-- start of Dataset excerpt --

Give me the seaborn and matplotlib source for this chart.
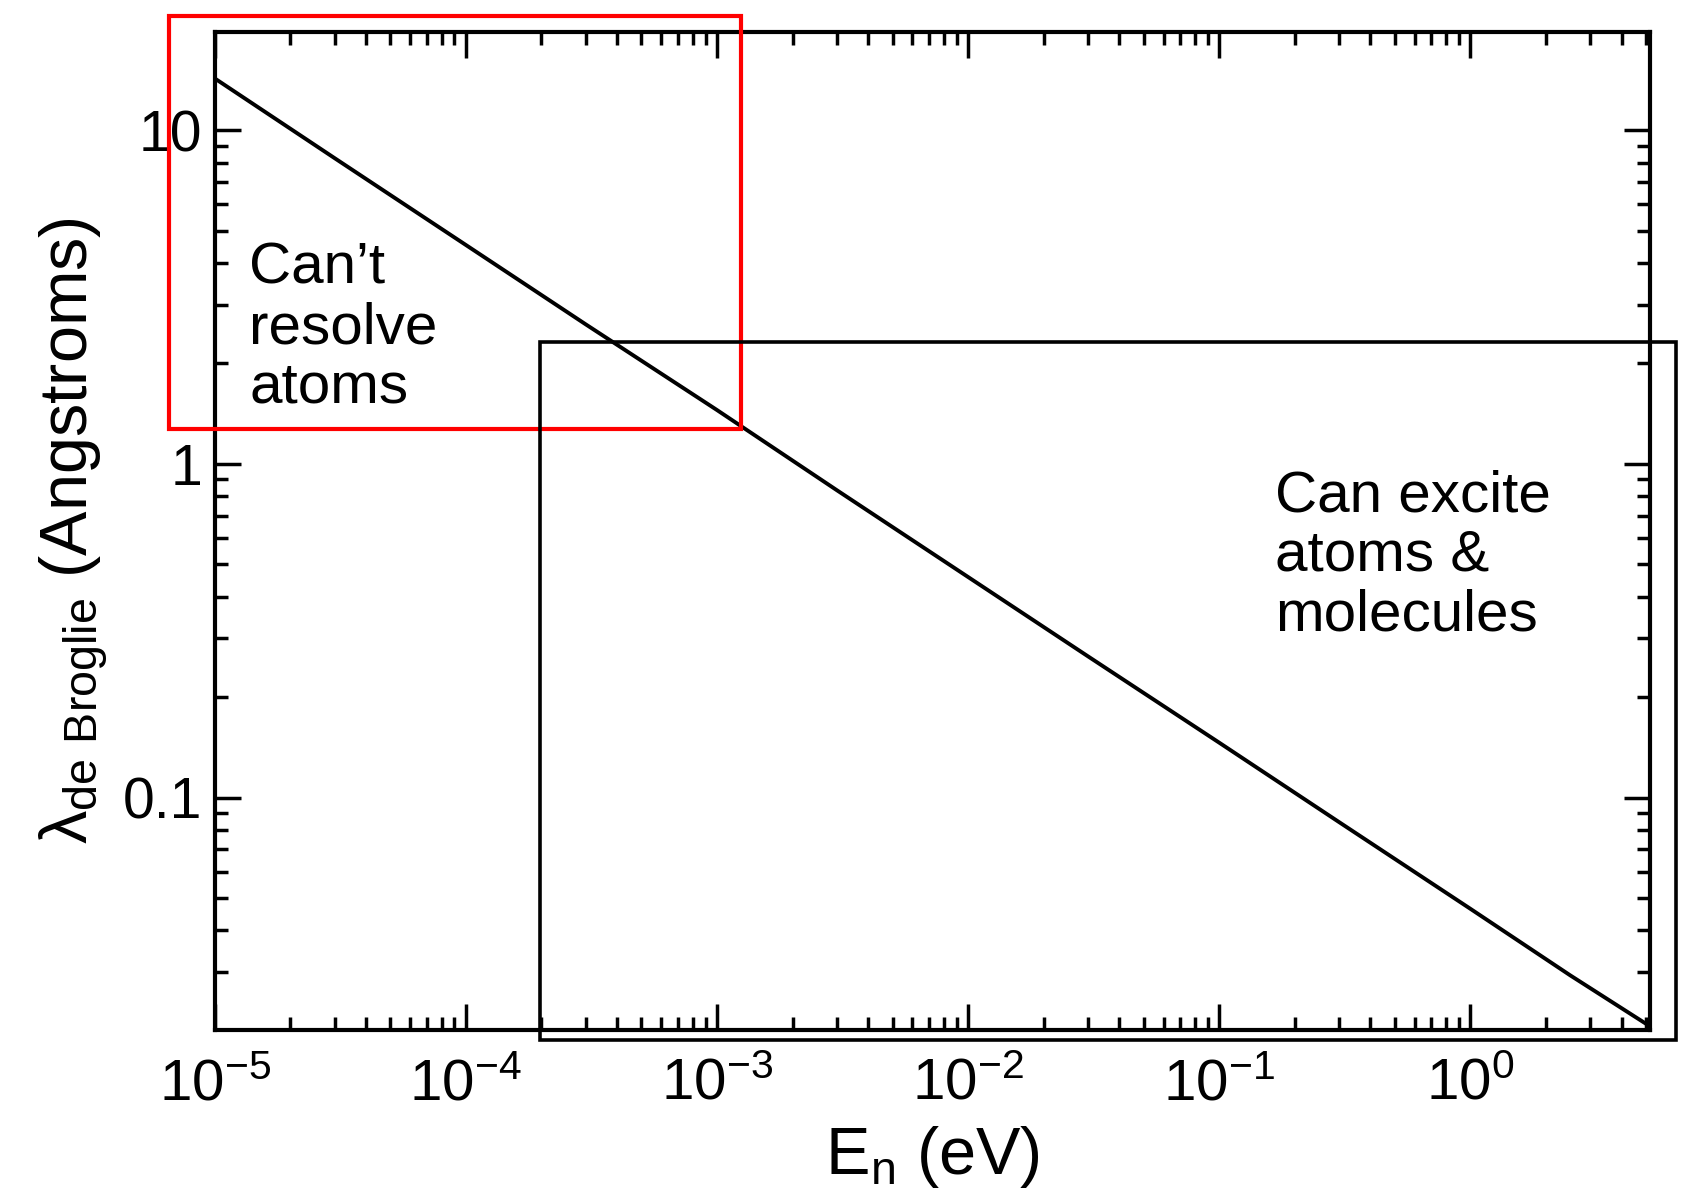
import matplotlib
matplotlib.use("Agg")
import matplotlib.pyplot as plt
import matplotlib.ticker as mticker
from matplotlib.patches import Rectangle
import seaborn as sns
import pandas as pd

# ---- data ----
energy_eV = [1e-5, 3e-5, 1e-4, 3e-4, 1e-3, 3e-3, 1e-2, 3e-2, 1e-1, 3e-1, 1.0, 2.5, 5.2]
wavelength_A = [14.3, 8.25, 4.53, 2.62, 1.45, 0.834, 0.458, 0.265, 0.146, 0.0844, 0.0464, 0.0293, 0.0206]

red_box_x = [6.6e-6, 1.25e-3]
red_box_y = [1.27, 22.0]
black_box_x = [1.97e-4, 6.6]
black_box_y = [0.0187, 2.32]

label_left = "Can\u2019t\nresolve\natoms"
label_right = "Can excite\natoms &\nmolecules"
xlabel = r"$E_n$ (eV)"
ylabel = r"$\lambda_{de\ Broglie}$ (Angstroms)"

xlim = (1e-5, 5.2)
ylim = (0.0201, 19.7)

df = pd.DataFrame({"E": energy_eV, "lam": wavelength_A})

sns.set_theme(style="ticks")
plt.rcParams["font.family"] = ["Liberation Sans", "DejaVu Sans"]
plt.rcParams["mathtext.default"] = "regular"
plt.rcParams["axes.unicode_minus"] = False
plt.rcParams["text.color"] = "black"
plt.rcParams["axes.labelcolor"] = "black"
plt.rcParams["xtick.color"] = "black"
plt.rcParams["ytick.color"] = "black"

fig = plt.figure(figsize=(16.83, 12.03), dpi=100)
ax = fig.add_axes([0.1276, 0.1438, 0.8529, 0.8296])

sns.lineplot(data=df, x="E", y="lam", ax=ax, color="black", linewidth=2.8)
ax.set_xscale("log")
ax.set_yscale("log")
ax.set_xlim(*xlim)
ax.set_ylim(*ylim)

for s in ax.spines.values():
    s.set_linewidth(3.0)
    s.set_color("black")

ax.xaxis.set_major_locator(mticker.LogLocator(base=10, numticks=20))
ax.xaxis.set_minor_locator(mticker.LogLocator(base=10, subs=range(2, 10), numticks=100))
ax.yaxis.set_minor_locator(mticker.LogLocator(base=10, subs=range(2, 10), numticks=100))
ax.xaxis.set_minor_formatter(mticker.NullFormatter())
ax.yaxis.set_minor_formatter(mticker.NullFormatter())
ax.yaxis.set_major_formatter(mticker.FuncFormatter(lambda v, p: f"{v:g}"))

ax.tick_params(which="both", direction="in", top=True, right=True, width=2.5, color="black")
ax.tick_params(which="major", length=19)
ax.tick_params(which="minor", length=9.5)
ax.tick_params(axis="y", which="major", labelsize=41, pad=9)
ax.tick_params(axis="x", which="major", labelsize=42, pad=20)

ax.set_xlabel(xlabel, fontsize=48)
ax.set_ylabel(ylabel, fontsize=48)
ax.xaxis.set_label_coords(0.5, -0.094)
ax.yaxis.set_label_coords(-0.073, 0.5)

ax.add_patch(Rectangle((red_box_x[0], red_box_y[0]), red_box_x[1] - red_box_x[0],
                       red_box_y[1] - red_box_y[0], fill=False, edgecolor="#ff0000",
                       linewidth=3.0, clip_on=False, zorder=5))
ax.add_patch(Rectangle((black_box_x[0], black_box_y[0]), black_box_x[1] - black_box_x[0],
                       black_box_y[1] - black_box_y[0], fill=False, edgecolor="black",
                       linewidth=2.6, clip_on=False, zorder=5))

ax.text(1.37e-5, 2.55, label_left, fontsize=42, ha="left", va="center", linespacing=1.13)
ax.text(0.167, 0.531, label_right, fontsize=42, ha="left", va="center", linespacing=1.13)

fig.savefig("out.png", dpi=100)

-- end of Dataset excerpt --

— What to produce —
Leave out the pictures and restate, word for word, the lines from the top of the data through the line containing "black_box_y = [0.0187, 2.32]", both included.

— Full answer —
Give me the seaborn and matplotlib source for this chart.
import matplotlib
matplotlib.use("Agg")
import matplotlib.pyplot as plt
import matplotlib.ticker as mticker
from matplotlib.patches import Rectangle
import seaborn as sns
import pandas as pd

# ---- data ----
energy_eV = [1e-5, 3e-5, 1e-4, 3e-4, 1e-3, 3e-3, 1e-2, 3e-2, 1e-1, 3e-1, 1.0, 2.5, 5.2]
wavelength_A = [14.3, 8.25, 4.53, 2.62, 1.45, 0.834, 0.458, 0.265, 0.146, 0.0844, 0.0464, 0.0293, 0.0206]

red_box_x = [6.6e-6, 1.25e-3]
red_box_y = [1.27, 22.0]
black_box_x = [1.97e-4, 6.6]
black_box_y = [0.0187, 2.32]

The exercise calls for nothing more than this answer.